- EXERCISE
Reproduce from the records below, with no pictures, exactly the lines between the one containing "Generate a LaTeX" and the one containing "(rootT) at (438,40)", inclusive.

- RECORDS FOR PROCESSING
============================================================

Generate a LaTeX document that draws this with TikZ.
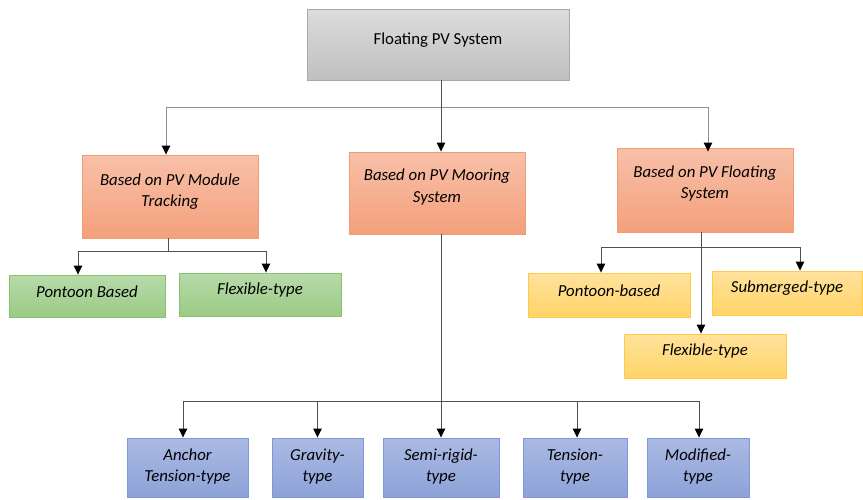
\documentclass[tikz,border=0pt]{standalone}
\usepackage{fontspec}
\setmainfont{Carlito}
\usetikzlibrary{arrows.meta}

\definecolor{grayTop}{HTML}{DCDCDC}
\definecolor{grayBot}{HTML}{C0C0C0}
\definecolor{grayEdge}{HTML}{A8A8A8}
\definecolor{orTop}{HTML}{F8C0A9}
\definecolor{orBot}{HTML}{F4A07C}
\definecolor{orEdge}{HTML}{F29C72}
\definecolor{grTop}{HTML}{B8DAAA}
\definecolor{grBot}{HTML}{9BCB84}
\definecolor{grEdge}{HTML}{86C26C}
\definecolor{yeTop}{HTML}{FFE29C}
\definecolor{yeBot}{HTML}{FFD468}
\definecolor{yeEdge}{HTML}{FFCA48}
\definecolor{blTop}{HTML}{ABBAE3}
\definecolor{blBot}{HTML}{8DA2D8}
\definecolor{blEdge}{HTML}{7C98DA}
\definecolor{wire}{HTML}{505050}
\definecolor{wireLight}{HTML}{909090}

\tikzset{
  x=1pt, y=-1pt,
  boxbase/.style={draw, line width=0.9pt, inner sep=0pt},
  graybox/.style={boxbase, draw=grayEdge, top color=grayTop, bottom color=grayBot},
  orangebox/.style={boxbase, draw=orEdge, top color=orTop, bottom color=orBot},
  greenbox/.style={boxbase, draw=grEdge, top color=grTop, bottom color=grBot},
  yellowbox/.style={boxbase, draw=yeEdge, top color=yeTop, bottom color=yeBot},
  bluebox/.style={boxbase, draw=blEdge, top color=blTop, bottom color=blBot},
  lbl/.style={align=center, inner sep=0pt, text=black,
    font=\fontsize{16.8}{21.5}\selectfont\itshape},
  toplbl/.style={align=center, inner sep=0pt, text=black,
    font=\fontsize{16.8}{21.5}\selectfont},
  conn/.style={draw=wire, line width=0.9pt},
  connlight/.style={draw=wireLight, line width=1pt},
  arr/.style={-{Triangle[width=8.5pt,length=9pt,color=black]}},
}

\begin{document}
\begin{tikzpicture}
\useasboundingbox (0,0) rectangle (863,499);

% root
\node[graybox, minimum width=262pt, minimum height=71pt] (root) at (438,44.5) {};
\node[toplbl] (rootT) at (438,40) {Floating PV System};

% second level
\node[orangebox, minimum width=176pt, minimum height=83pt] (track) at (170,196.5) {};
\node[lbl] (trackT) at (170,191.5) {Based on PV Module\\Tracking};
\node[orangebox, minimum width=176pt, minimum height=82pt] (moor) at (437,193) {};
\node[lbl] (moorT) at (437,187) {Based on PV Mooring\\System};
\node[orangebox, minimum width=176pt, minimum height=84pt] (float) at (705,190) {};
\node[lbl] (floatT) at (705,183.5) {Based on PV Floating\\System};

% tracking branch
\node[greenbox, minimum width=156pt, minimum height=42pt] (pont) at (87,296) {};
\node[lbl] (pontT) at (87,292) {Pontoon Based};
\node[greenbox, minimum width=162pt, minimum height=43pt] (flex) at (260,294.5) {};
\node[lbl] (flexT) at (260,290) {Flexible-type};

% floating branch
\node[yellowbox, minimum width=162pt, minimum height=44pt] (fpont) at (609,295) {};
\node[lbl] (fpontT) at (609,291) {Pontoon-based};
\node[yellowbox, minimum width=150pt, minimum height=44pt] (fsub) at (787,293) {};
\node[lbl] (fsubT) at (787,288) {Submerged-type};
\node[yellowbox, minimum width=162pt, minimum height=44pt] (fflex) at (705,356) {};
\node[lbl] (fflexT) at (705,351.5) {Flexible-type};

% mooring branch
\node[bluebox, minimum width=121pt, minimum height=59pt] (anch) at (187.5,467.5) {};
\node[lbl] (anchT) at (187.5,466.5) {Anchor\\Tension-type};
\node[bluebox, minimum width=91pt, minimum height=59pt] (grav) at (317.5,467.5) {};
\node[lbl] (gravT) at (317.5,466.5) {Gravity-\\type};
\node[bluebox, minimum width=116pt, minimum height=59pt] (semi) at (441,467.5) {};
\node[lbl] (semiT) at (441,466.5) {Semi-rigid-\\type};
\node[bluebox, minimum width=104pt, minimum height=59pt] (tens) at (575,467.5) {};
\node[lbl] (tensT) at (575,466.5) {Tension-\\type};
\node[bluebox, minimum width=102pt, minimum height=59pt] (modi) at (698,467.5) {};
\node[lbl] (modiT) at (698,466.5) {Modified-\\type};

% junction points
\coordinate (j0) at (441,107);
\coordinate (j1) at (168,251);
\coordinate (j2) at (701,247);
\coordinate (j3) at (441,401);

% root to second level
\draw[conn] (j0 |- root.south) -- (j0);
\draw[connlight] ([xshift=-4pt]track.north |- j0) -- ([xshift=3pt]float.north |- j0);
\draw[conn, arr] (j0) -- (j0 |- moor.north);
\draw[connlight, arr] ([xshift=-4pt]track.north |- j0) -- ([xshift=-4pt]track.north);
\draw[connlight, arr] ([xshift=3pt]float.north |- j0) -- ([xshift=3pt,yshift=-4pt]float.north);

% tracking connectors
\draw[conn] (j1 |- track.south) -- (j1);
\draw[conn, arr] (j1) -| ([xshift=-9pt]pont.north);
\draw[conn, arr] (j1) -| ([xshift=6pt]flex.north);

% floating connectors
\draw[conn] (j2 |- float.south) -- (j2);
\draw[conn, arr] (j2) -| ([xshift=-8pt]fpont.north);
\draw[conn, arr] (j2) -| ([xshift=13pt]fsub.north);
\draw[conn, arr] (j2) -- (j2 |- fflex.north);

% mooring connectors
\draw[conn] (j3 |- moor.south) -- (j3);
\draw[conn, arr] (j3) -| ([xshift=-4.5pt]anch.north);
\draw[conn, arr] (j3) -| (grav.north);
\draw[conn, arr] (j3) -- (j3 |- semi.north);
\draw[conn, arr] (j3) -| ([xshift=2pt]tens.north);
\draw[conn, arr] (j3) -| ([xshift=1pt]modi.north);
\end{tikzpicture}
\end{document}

============================================================

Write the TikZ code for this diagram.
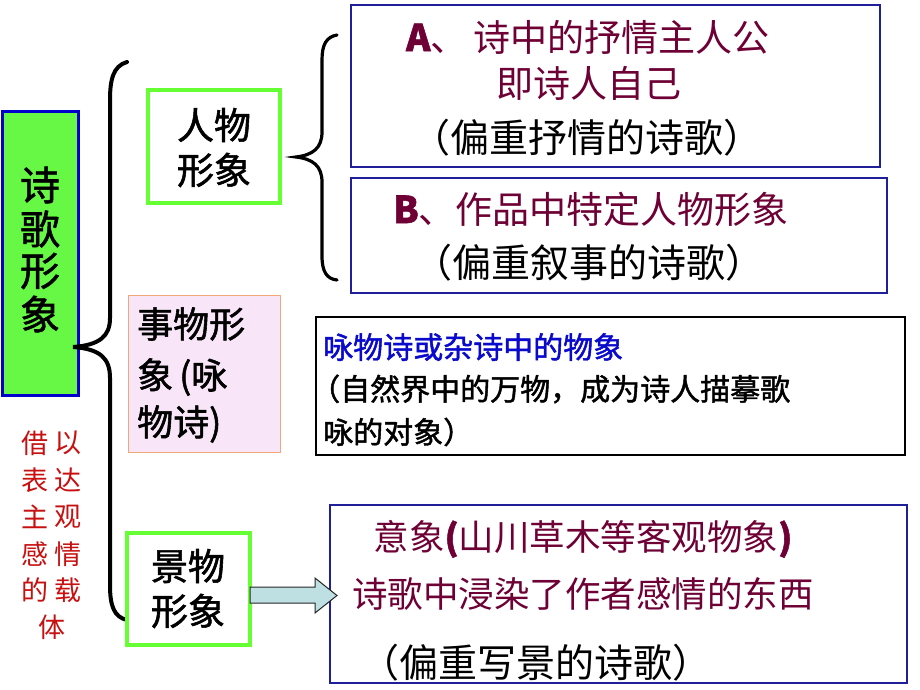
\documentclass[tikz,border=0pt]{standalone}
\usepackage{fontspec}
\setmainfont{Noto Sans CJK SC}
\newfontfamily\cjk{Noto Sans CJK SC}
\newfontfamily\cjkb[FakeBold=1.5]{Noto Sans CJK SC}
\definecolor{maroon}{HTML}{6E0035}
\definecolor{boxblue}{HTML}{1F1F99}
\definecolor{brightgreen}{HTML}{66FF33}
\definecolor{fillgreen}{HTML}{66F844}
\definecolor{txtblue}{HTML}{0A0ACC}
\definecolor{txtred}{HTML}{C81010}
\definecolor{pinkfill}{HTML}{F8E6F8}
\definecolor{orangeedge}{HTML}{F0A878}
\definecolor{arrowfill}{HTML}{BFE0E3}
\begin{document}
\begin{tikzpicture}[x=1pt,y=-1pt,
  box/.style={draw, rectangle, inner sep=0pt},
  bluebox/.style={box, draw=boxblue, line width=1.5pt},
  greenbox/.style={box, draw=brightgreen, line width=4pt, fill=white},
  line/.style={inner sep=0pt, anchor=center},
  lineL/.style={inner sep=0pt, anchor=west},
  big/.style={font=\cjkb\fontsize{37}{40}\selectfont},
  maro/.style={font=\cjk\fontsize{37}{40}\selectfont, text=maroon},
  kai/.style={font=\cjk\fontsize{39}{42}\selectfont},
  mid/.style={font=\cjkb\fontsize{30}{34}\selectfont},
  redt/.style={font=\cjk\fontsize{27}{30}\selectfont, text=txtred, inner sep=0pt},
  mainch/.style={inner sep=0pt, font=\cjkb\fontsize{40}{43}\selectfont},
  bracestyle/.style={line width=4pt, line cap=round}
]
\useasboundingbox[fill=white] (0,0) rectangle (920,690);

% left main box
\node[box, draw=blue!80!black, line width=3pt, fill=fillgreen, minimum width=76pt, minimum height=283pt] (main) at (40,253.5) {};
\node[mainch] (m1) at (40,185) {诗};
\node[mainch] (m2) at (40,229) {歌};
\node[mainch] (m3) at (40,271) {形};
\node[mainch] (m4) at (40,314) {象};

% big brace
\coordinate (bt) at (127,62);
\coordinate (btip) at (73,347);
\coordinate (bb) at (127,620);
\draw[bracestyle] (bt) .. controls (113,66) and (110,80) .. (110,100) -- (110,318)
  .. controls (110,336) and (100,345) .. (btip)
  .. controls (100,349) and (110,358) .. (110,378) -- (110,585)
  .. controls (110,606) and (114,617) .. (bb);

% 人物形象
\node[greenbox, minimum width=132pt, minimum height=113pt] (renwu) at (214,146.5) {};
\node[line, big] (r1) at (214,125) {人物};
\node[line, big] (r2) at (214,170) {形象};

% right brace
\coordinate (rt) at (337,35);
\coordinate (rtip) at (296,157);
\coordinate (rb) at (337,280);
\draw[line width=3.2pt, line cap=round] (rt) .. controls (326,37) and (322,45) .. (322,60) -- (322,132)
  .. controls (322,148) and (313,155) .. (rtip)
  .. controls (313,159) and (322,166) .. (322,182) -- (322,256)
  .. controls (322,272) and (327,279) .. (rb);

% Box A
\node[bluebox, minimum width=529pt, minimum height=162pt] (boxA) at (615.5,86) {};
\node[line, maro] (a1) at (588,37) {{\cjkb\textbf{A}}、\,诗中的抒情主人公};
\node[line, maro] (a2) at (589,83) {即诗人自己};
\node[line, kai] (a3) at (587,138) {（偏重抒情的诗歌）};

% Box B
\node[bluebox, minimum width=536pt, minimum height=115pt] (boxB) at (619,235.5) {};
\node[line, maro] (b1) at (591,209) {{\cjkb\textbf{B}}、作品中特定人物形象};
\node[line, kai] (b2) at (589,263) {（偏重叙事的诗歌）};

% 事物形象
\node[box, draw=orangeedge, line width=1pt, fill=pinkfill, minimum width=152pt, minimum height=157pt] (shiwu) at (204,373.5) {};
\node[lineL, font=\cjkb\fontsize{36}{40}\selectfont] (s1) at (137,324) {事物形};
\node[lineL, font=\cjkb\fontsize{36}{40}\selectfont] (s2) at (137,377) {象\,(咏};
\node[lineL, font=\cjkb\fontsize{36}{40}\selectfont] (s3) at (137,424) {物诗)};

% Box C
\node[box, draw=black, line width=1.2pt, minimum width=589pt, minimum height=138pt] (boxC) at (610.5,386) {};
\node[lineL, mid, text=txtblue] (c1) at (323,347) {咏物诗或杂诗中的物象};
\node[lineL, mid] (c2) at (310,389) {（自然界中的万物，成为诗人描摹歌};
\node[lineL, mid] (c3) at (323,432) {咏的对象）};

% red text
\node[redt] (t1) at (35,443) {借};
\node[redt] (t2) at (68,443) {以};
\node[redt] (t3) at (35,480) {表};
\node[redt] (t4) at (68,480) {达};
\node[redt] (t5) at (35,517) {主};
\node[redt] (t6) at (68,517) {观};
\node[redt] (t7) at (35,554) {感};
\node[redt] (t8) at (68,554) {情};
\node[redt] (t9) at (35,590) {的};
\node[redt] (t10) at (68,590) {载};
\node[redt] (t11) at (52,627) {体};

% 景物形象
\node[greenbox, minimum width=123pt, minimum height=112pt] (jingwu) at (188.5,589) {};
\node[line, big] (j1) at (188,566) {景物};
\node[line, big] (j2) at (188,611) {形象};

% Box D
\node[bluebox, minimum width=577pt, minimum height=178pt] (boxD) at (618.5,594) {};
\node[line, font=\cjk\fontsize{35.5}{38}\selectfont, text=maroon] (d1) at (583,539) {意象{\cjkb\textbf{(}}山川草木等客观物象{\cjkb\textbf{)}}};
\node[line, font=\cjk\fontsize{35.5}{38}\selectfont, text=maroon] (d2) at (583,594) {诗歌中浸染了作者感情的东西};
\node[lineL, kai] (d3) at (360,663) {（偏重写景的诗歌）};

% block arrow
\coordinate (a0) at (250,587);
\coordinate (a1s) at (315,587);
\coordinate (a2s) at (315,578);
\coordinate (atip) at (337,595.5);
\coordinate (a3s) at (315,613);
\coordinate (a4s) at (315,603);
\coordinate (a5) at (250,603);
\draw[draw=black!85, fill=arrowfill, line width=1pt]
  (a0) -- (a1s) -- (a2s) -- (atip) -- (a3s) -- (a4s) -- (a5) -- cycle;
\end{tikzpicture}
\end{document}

============================================================

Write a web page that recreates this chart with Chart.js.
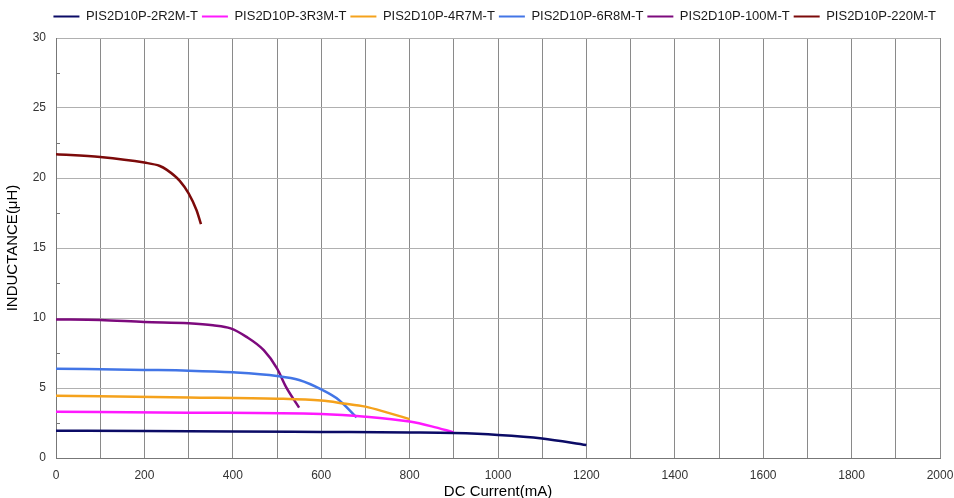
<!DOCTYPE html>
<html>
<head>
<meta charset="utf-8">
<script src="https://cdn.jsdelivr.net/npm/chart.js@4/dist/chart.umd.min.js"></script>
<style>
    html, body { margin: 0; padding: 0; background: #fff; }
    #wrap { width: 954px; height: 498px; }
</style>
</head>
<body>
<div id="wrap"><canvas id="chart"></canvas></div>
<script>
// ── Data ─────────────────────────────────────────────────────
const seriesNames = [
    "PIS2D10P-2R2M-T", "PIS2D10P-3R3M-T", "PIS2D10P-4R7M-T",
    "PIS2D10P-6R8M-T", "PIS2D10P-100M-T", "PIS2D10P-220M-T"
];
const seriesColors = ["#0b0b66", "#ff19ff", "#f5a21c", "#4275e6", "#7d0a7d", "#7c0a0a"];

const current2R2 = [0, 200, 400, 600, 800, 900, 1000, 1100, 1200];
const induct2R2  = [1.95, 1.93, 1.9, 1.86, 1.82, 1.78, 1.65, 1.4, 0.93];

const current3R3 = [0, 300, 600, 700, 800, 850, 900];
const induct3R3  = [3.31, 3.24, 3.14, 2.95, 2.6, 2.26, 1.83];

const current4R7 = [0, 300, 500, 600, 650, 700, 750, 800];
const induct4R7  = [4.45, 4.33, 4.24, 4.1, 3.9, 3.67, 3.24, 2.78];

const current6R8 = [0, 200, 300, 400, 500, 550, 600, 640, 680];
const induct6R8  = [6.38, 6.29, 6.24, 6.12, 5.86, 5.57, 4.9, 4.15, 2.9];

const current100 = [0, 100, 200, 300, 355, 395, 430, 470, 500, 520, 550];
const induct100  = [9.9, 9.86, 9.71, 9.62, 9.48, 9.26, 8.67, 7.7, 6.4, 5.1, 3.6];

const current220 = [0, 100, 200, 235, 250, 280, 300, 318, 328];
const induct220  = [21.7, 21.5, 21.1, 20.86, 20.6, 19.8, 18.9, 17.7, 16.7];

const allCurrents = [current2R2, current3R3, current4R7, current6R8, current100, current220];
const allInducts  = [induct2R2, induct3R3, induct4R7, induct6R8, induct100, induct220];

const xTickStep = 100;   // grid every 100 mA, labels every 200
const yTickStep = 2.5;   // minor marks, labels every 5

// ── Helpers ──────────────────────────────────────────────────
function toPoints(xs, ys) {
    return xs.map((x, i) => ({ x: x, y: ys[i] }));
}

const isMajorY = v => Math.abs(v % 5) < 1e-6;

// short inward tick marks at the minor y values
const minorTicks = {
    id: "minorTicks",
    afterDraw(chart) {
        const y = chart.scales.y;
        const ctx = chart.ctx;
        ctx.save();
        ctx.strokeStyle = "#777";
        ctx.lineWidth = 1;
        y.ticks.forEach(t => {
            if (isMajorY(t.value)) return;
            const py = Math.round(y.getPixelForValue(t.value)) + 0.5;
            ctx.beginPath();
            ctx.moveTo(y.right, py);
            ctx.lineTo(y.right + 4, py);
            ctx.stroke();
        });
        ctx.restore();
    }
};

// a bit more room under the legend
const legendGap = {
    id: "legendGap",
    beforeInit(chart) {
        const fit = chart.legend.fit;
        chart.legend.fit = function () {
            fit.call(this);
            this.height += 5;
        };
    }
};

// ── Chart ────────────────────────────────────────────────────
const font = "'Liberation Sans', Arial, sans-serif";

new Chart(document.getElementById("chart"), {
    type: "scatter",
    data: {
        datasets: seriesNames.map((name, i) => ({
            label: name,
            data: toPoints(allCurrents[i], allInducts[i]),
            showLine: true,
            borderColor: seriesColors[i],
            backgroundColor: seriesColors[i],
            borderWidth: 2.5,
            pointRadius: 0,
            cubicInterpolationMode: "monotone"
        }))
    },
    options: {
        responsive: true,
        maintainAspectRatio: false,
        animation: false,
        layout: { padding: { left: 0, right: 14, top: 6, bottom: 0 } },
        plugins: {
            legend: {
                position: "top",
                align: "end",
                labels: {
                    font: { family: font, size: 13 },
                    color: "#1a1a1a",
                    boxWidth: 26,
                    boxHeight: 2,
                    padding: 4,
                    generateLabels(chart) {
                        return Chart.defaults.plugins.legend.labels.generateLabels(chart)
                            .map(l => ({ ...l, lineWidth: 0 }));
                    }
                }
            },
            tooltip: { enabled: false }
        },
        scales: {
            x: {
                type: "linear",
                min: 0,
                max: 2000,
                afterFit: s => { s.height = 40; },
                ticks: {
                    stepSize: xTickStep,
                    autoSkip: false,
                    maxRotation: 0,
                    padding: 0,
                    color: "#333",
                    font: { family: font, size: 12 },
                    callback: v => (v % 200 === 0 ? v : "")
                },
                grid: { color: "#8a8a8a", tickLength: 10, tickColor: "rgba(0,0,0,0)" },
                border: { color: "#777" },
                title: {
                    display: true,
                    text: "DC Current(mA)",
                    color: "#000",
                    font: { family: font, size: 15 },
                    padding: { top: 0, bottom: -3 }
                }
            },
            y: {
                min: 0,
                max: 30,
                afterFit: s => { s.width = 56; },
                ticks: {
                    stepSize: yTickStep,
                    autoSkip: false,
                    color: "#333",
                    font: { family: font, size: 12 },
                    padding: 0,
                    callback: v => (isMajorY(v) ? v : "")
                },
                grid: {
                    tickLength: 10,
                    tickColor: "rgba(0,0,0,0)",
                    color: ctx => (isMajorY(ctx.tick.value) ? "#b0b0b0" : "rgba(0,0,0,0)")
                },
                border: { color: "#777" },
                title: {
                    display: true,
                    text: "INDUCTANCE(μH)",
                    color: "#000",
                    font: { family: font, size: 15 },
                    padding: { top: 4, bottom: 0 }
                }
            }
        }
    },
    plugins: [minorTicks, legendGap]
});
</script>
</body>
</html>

============================================================

- EXERCISE OUTPUT
Generate a LaTeX document that draws this with TikZ.
\documentclass[tikz,border=0pt]{standalone}
\usepackage{fontspec}
\setmainfont{Carlito}
\usetikzlibrary{arrows.meta}

\definecolor{grayTop}{HTML}{DCDCDC}
\definecolor{grayBot}{HTML}{C0C0C0}
\definecolor{grayEdge}{HTML}{A8A8A8}
\definecolor{orTop}{HTML}{F8C0A9}
\definecolor{orBot}{HTML}{F4A07C}
\definecolor{orEdge}{HTML}{F29C72}
\definecolor{grTop}{HTML}{B8DAAA}
\definecolor{grBot}{HTML}{9BCB84}
\definecolor{grEdge}{HTML}{86C26C}
\definecolor{yeTop}{HTML}{FFE29C}
\definecolor{yeBot}{HTML}{FFD468}
\definecolor{yeEdge}{HTML}{FFCA48}
\definecolor{blTop}{HTML}{ABBAE3}
\definecolor{blBot}{HTML}{8DA2D8}
\definecolor{blEdge}{HTML}{7C98DA}
\definecolor{wire}{HTML}{505050}
\definecolor{wireLight}{HTML}{909090}

\tikzset{
  x=1pt, y=-1pt,
  boxbase/.style={draw, line width=0.9pt, inner sep=0pt},
  graybox/.style={boxbase, draw=grayEdge, top color=grayTop, bottom color=grayBot},
  orangebox/.style={boxbase, draw=orEdge, top color=orTop, bottom color=orBot},
  greenbox/.style={boxbase, draw=grEdge, top color=grTop, bottom color=grBot},
  yellowbox/.style={boxbase, draw=yeEdge, top color=yeTop, bottom color=yeBot},
  bluebox/.style={boxbase, draw=blEdge, top color=blTop, bottom color=blBot},
  lbl/.style={align=center, inner sep=0pt, text=black,
    font=\fontsize{16.8}{21.5}\selectfont\itshape},
  toplbl/.style={align=center, inner sep=0pt, text=black,
    font=\fontsize{16.8}{21.5}\selectfont},
  conn/.style={draw=wire, line width=0.9pt},
  connlight/.style={draw=wireLight, line width=1pt},
  arr/.style={-{Triangle[width=8.5pt,length=9pt,color=black]}},
}

\begin{document}
\begin{tikzpicture}
\useasboundingbox (0,0) rectangle (863,499);

% root
\node[graybox, minimum width=262pt, minimum height=71pt] (root) at (438,44.5) {};
\node[toplbl] (rootT) at (438,40) {Floating PV System};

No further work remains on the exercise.